_Collected data_
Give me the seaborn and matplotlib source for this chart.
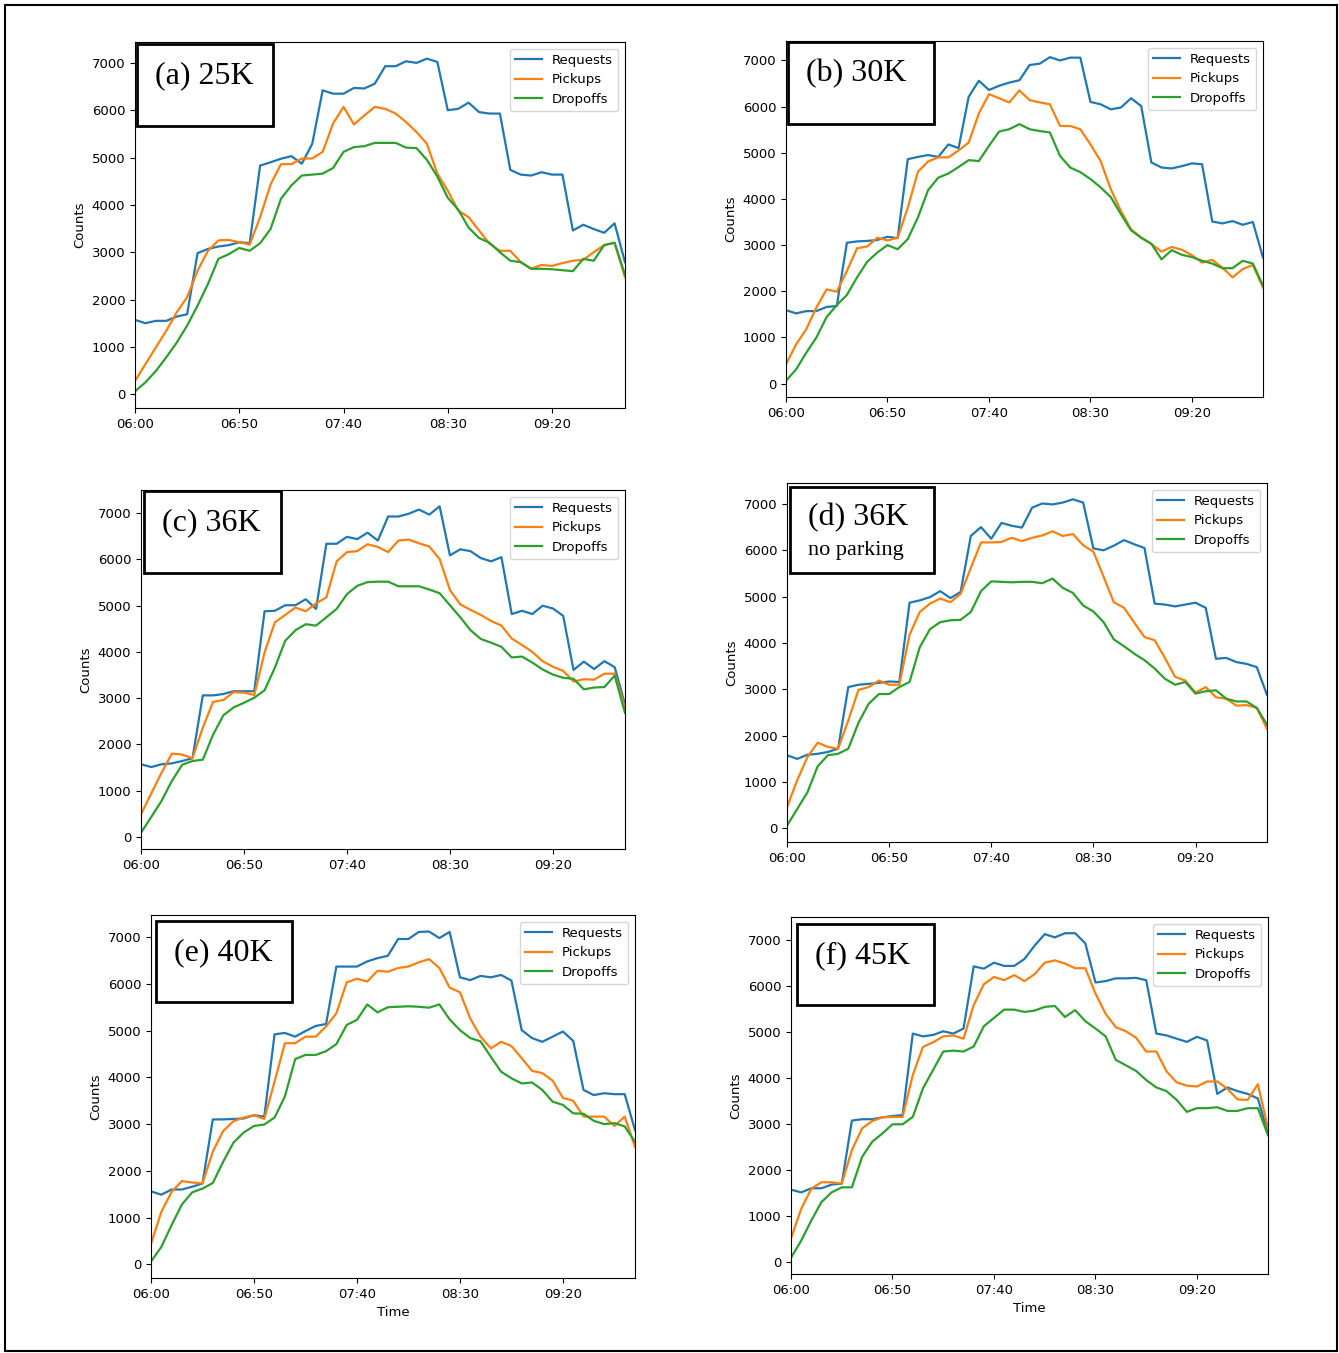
import matplotlib
matplotlib.use("Agg")
import matplotlib.pyplot as plt
import seaborn as sns
import numpy as np
from matplotlib.patches import Rectangle
from matplotlib.ticker import MultipleLocator

# 5-minute steps from 06:00 to 09:55
steps = np.arange(48)
tick_pos = [0, 10, 20, 30, 40]
tick_labels = ["06:00", "06:50", "07:40", "08:30", "09:20"]

req_a = [1570, 1500, 1550, 1550, 1640, 1690, 2980, 3070, 3120, 3150, 3210, 3190,
         4830, 4900, 4975, 5030, 4870, 5290, 6420, 6350, 6350, 6470, 6460, 6560,
         6930, 6930, 7035, 7000, 7090, 7020, 6000, 6030, 6160, 5960, 5930, 5930,
         4740, 4640, 4620, 4690, 4640, 4640, 3460, 3580, 3490, 3410, 3610, 2790]
pick_a = [280, 635, 990, 1340, 1730, 2050, 2610, 3030, 3250, 3260, 3210, 3160,
          3740, 4430, 4860, 4860, 4980, 4980, 5120, 5720, 6070, 5700, 5890, 6070,
          6030, 5930, 5750, 5540, 5290, 4660, 4300, 3880, 3740, 3460, 3180, 3030,
          3030, 2790, 2650, 2730, 2710, 2770, 2820, 2840, 3000, 3150, 3200, 2470]
drop_a = [60, 250, 490, 780, 1090, 1450, 1870, 2330, 2860, 2960, 3090, 3030,
          3190, 3490, 4130, 4410, 4620, 4640, 4660, 4780, 5120, 5220, 5240, 5310,
          5310, 5310, 5210, 5200, 4950, 4600, 4150, 3900, 3520, 3300, 3200, 3000,
          2820, 2790, 2650, 2650, 2640, 2620, 2600, 2860, 2820, 3150, 3200, 2520]

req_b = [1590, 1520, 1570, 1570, 1660, 1680, 3050, 3080, 3090, 3110, 3180, 3150,
         4860, 4910, 4950, 4910, 5180, 5100, 6210, 6560, 6360, 6450, 6520, 6570,
         6900, 6930, 7070, 7000, 7060, 7060, 6100, 6050, 5940, 5980, 6180, 6010,
         4790, 4680, 4660, 4710, 4770, 4750, 3510, 3470, 3520, 3440, 3500, 2730]
pick_b = [420, 850, 1180, 1650, 2040, 1990, 2440, 2930, 2970, 3160, 3100, 3160,
          3810, 4590, 4810, 4900, 4900, 5050, 5220, 5850, 6270, 6180, 6090, 6350,
          6140, 6090, 6050, 5580, 5580, 5510, 5180, 4820, 4210, 3740, 3340, 3160,
          3020, 2860, 2960, 2900, 2780, 2620, 2680, 2510, 2300, 2480, 2570, 2080]
drop_b = [60, 310, 670, 1000, 1440, 1700, 1920, 2300, 2640, 2840, 3000, 2910,
          3130, 3600, 4190, 4460, 4550, 4690, 4840, 4820, 5150, 5460, 5510, 5620,
          5510, 5470, 5440, 4930, 4680, 4580, 4430, 4250, 4040, 3670, 3320, 3160,
          3030, 2690, 2890, 2790, 2740, 2660, 2600, 2500, 2500, 2660, 2600, 2120]

req_c = [1570, 1510, 1570, 1590, 1640, 1700, 3060, 3060, 3090, 3150, 3150, 3150,
         4880, 4890, 5010, 5010, 5140, 4930, 6340, 6340, 6490, 6440, 6580, 6410,
         6930, 6930, 6990, 7080, 6970, 7150, 6090, 6220, 6180, 6030, 5960, 6050,
         4820, 4890, 4820, 5000, 4940, 4780, 3610, 3790, 3630, 3800, 3670, 2860]
pick_c = [490, 940, 1390, 1800, 1780, 1700, 2360, 2920, 2960, 3130, 3120, 3070,
          3990, 4640, 4800, 4960, 4880, 5050, 5180, 5960, 6160, 6180, 6330, 6270,
          6160, 6410, 6430, 6350, 6280, 6010, 5340, 5030, 4910, 4800, 4670, 4570,
          4290, 4150, 4000, 3800, 3680, 3590, 3360, 3410, 3400, 3530, 3530, 2790]
drop_c = [90, 430, 780, 1210, 1560, 1640, 1670, 2210, 2630, 2800, 2900, 3010,
          3170, 3660, 4240, 4470, 4600, 4570, 4750, 4930, 5250, 5430, 5510, 5520,
          5520, 5420, 5420, 5420, 5350, 5270, 5010, 4750, 4470, 4280, 4200, 4110,
          3880, 3900, 3770, 3620, 3510, 3440, 3420, 3190, 3230, 3240, 3490, 2680]

req_d = [1580, 1500, 1590, 1610, 1650, 1720, 3050, 3100, 3120, 3140, 3170, 3160,
         4870, 4920, 4990, 5120, 4970, 5100, 6310, 6500, 6250, 6590, 6530, 6490,
         6920, 7010, 6990, 7030, 7100, 7030, 6040, 6000, 6100, 6220, 6130, 6050,
         4850, 4830, 4790, 4830, 4870, 4760, 3660, 3680, 3590, 3550, 3480, 2880]
pick_d = [460, 1040, 1540, 1850, 1760, 1720, 2330, 2990, 3050, 3190, 3100, 3100,
          4180, 4670, 4850, 4960, 4880, 5060, 5620, 6170, 6170, 6180, 6270, 6200,
          6270, 6320, 6410, 6310, 6350, 6110, 5970, 5430, 4880, 4760, 4440, 4130,
          4060, 3680, 3270, 3190, 2930, 3050, 2830, 2800, 2650, 2660, 2600, 2150]
drop_d = [60, 420, 780, 1340, 1580, 1610, 1720, 2280, 2690, 2900, 2900, 3050,
          3160, 3910, 4300, 4450, 4490, 4500, 4670, 5120, 5330, 5320, 5310, 5320,
          5320, 5290, 5390, 5190, 5080, 4810, 4680, 4450, 4080, 3930, 3770, 3630,
          3450, 3230, 3100, 3160, 2910, 2960, 2980, 2800, 2740, 2740, 2600, 2240]

req_e = [1560, 1490, 1600, 1600, 1660, 1730, 3100, 3100, 3110, 3120, 3190, 3160,
         4920, 4950, 4870, 4990, 5100, 5140, 6370, 6370, 6370, 6480, 6550, 6600,
         6960, 6960, 7110, 7120, 6980, 7110, 6140, 6080, 6170, 6140, 6190, 6070,
         5010, 4840, 4760, 4870, 4980, 4780, 3730, 3620, 3660, 3640, 3640, 2870]
pick_e = [440, 1120, 1550, 1780, 1750, 1730, 2410, 2850, 3060, 3140, 3190, 3110,
          3910, 4730, 4730, 4870, 4870, 5090, 5370, 6030, 6110, 6050, 6280, 6260,
          6340, 6370, 6460, 6530, 6340, 5920, 5820, 5260, 4870, 4620, 4760, 4670,
          4410, 4140, 4090, 3930, 3560, 3500, 3160, 3160, 3160, 2960, 3160, 2510]
drop_e = [60, 370, 840, 1280, 1540, 1620, 1740, 2190, 2600, 2820, 2960, 2990,
          3140, 3590, 4390, 4480, 4480, 4560, 4710, 5120, 5230, 5560, 5390, 5500,
          5510, 5520, 5510, 5490, 5560, 5240, 5010, 4840, 4770, 4440, 4120, 3980,
          3870, 3890, 3730, 3480, 3410, 3230, 3220, 3070, 3000, 3020, 2950, 2620]

req_f = [1570, 1510, 1600, 1600, 1680, 1700, 3070, 3100, 3100, 3140, 3170, 3190,
         4960, 4900, 4930, 5010, 4960, 5070, 6420, 6370, 6500, 6430, 6430, 6580,
         6870, 7120, 7050, 7140, 7140, 6920, 6070, 6100, 6160, 6160, 6170, 6120,
         4960, 4920, 4850, 4780, 4890, 4810, 3650, 3790, 3710, 3650, 3550, 2790]
pick_f = [510, 1150, 1590, 1730, 1730, 1700, 2430, 2900, 3060, 3140, 3150, 3150,
          4060, 4670, 4770, 4900, 4920, 4850, 5580, 6030, 6190, 6120, 6230, 6100,
          6250, 6500, 6550, 6480, 6380, 6380, 5830, 5390, 5100, 5010, 4870, 4570,
          4570, 4140, 3900, 3830, 3810, 3920, 3920, 3760, 3530, 3520, 3860, 2900]
drop_f = [90, 460, 900, 1300, 1510, 1620, 1620, 2280, 2610, 2790, 2990, 2990,
          3150, 3770, 4170, 4570, 4590, 4570, 4680, 5120, 5300, 5480, 5480, 5430,
          5460, 5540, 5560, 5320, 5470, 5230, 5070, 4900, 4390, 4270, 4150, 3950,
          3790, 3710, 3520, 3260, 3340, 3340, 3360, 3280, 3280, 3340, 3340, 2750]

W, H = 1339, 1353
fig = plt.figure(figsize=(W / 100, H / 100), dpi=100)

colors = ["#1f77b4", "#ff7f0e", "#2ca02c"]
names = ["Requests", "Pickups", "Dropoffs"]

# pixel boxes: (left, top, right, bottom), label box (left, top, right, bottom)
panels = [
    ("(a) 25K", "", (req_a, pick_a, drop_a), (135, 42, 625, 408), (137, 44, 273, 126), False),
    ("(b) 30K", "", (req_b, pick_b, drop_b), (786, 41, 1263, 397), (788, 42, 934, 124), False),
    ("(c) 36K", "", (req_c, pick_c, drop_c), (141, 490, 625, 849), (144, 491, 281, 573), False),
    ("(d) 36K", "no parking", (req_d, pick_d, drop_d), (787, 483, 1267, 842), (790, 487, 934, 573), False),
    ("(e) 40K", "", (req_e, pick_e, drop_e), (151, 915, 635, 1278), (156, 921, 292, 1002), True),
    ("(f) 45K", "", (req_f, pick_f, drop_f), (791, 917, 1268, 1274), (797, 924, 934, 1005), True),
]

for title, sub, series, (l, t, r, b), (bl, bt, br, bb), show_time in panels:
    ax = fig.add_axes([l / W, 1 - b / H, (r - l) / W, (b - t) / H])
    for vals, name, c in zip(series, names, colors):
        sns.lineplot(x=steps, y=vals, ax=ax, color=c, label=name, linewidth=1.6)
    ax.set_xlim(0, 47)
    ax.set_xticks(tick_pos)
    ax.set_xticklabels(tick_labels)
    ax.yaxis.set_major_locator(MultipleLocator(1000))
    ax.tick_params(labelsize=9.5)
    ax.set_ylabel("Counts", fontsize=9.5)
    ax.set_xlabel("Time" if show_time else "", fontsize=9.5)
    ax.legend(loc="upper right", fontsize=9.5)

    # label box drawn on top
    fig.add_artist(Rectangle((bl / W, 1 - bb / H), (br - bl) / W, (bb - bt) / H,
                             transform=fig.transFigure, facecolor="white",
                             edgecolor="black", linewidth=2, zorder=5))
    ty = bt + 32 if sub == "" else bt + 31
    fig.text((bl + 18) / W, 1 - ty / H, title, fontsize=23,
             family="Liberation Serif", va="center", ha="left", zorder=6)
    if sub:
        fig.text((bl + 18) / W, 1 - (bt + 63) / H, sub, fontsize=16,
                 family="Liberation Serif", va="center", ha="left", zorder=6)

# outer frame
fig.add_artist(Rectangle((5 / W, 1 - 1351 / H), 1332 / W, 1346 / H,
                         transform=fig.transFigure, fill=False,
                         edgecolor="black", linewidth=1.5))

fig.savefig("out.png", dpi=100)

_Job_
Take the material above from its first line through the line holding "3150, 3200, 2520]" and set it down exactly, without the pictures.

_Solution_
Give me the seaborn and matplotlib source for this chart.
import matplotlib
matplotlib.use("Agg")
import matplotlib.pyplot as plt
import seaborn as sns
import numpy as np
from matplotlib.patches import Rectangle
from matplotlib.ticker import MultipleLocator

# 5-minute steps from 06:00 to 09:55
steps = np.arange(48)
tick_pos = [0, 10, 20, 30, 40]
tick_labels = ["06:00", "06:50", "07:40", "08:30", "09:20"]

req_a = [1570, 1500, 1550, 1550, 1640, 1690, 2980, 3070, 3120, 3150, 3210, 3190,
         4830, 4900, 4975, 5030, 4870, 5290, 6420, 6350, 6350, 6470, 6460, 6560,
         6930, 6930, 7035, 7000, 7090, 7020, 6000, 6030, 6160, 5960, 5930, 5930,
         4740, 4640, 4620, 4690, 4640, 4640, 3460, 3580, 3490, 3410, 3610, 2790]
pick_a = [280, 635, 990, 1340, 1730, 2050, 2610, 3030, 3250, 3260, 3210, 3160,
          3740, 4430, 4860, 4860, 4980, 4980, 5120, 5720, 6070, 5700, 5890, 6070,
          6030, 5930, 5750, 5540, 5290, 4660, 4300, 3880, 3740, 3460, 3180, 3030,
          3030, 2790, 2650, 2730, 2710, 2770, 2820, 2840, 3000, 3150, 3200, 2470]
drop_a = [60, 250, 490, 780, 1090, 1450, 1870, 2330, 2860, 2960, 3090, 3030,
          3190, 3490, 4130, 4410, 4620, 4640, 4660, 4780, 5120, 5220, 5240, 5310,
          5310, 5310, 5210, 5200, 4950, 4600, 4150, 3900, 3520, 3300, 3200, 3000,
          2820, 2790, 2650, 2650, 2640, 2620, 2600, 2860, 2820, 3150, 3200, 2520]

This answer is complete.